We also passed many hayfields that were recently cut and full of hay rolls, like the ones we see in Virginia but smaller.  I didn't see pastureland with cows or sheep or horses  . . . well, one or two farms with horses.  But they looked to be riding horses.  Neither did I see mules or donkeys.  And no sign of a hog-pen.

Two Candians joined our cabin from Pisa to Rome and told us scary tales of how dirty Rome is, full of graffiti, and gave us warnings about thieves, pickpockets, and gypsies, especially near the train station, called, appropriately, Termini.

So we were apprehensive on exiting the train, and being after 8:00 pm, night was coming on soon.  Joe insisted that he knew what he was doing from his 1964 visit.  It was very odd:  all of the exits from this enormous station were closed except for one.  The huge crowd had to slowly funnel through it.  I was nervous the whole time, and wanted to stop and get my bearings.  Joe wanted to plow forward to avoid the rumored pickpockets and gypsies.  He prevailed.  We shuffled toward and then through the one exit.  There were cops everywhere (polizia and carabinieri).  The reason:  President Bush had been in Rome for the day and there had been a huge anti-Bush demonstration (what French and Italians both call a "manifestation").  But why did the cops want to scan the people who were leaving the Termini?  We'd all been somewhere else. 

Note the police buses on the left side of the plaza.
Outside the station is a huge area for buses and taxis, but it was completely empty.  Not allowed.  Joe set off walking straight away from the station.  We soon flagged a taxi and learned that the Corso Vittorio Emanuele was closed, blocked off because of the demonstrations.  We rode as far as the large monument to Victor Emmanuel, thanked and paid the driver, took some photos of the cops standing around, and hauled my rolling suitcase over the very bumpy cobblestone streets, got lost, went here and there and, it seemed, everywhere.  Finally between my figuring out the map and Joe getting direction from a passerby, we arrived at the Hotel Pomezia.  And I had a large meltdown, crying that I hate Rome, I hate the dark streets and the crowds and the hotel without air conditioning.  But Joe saved the night - - he asked the desk clerk and learned how to se the air condition.  My hero!

Hotel Campo Dei Fiore
So it's a little late to be wandering out in the scary city full of thieves, pickpockets, and gypsies, maybe 9 pm --  But there were plenty of police, and so we went out to find the Campo dei Fiore.  Joe was so happy to find the Hotel of that name where he'd stayed 43 years before.  However, it had been sold and the new owner had renovated it, and so it looked a little different. 
Still, we went up to the roof terrace for a great view over the evening sky of Rome and all of its domes and church towers.  It was a great view, but soon my old nasty fear of heights came on, so I had leave. 

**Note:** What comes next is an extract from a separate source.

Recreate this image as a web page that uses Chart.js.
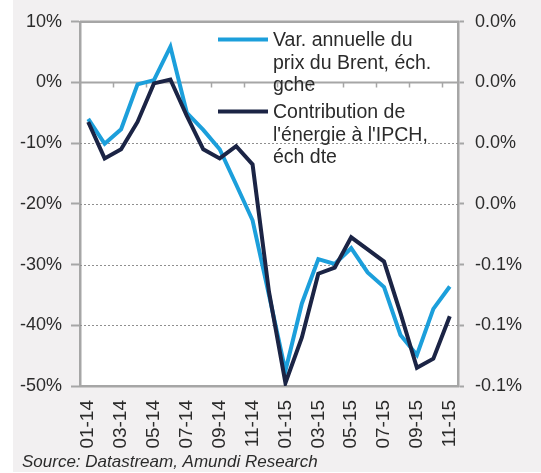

On to the Piazza Farnese, and we found Camponeschi Ristorante.  That was for Joe Camponeschi who works in my office - - some far distant cousins own it.  It's a very nice looking, classy place, not a cafe or bistro or tavola calda. I talked with an elderly, well-dressed, well-groomed man, the maitre-d' or owner, I don't know.  When he found out I had no reservation, he wordlessly turned and slowly walked away.  Still I took a photo of the entrance for my colleague. 

This large piazza is very lovely.  Two large basins that catch the waters of the fountains were taken from the Caracalla Baths.  They do resemble giant bathtubs.  The Palazzo Farnese is now the French embassy.  It's a graceful three-story Renaissance building along one of the long sides of the piazza, painted yellow, with a heavy cornice.  And in the corner between the Palazzo and the Camponeschi were parked three buses marked "Polizia", being loaded up with cops who were obviously happy to go off duty.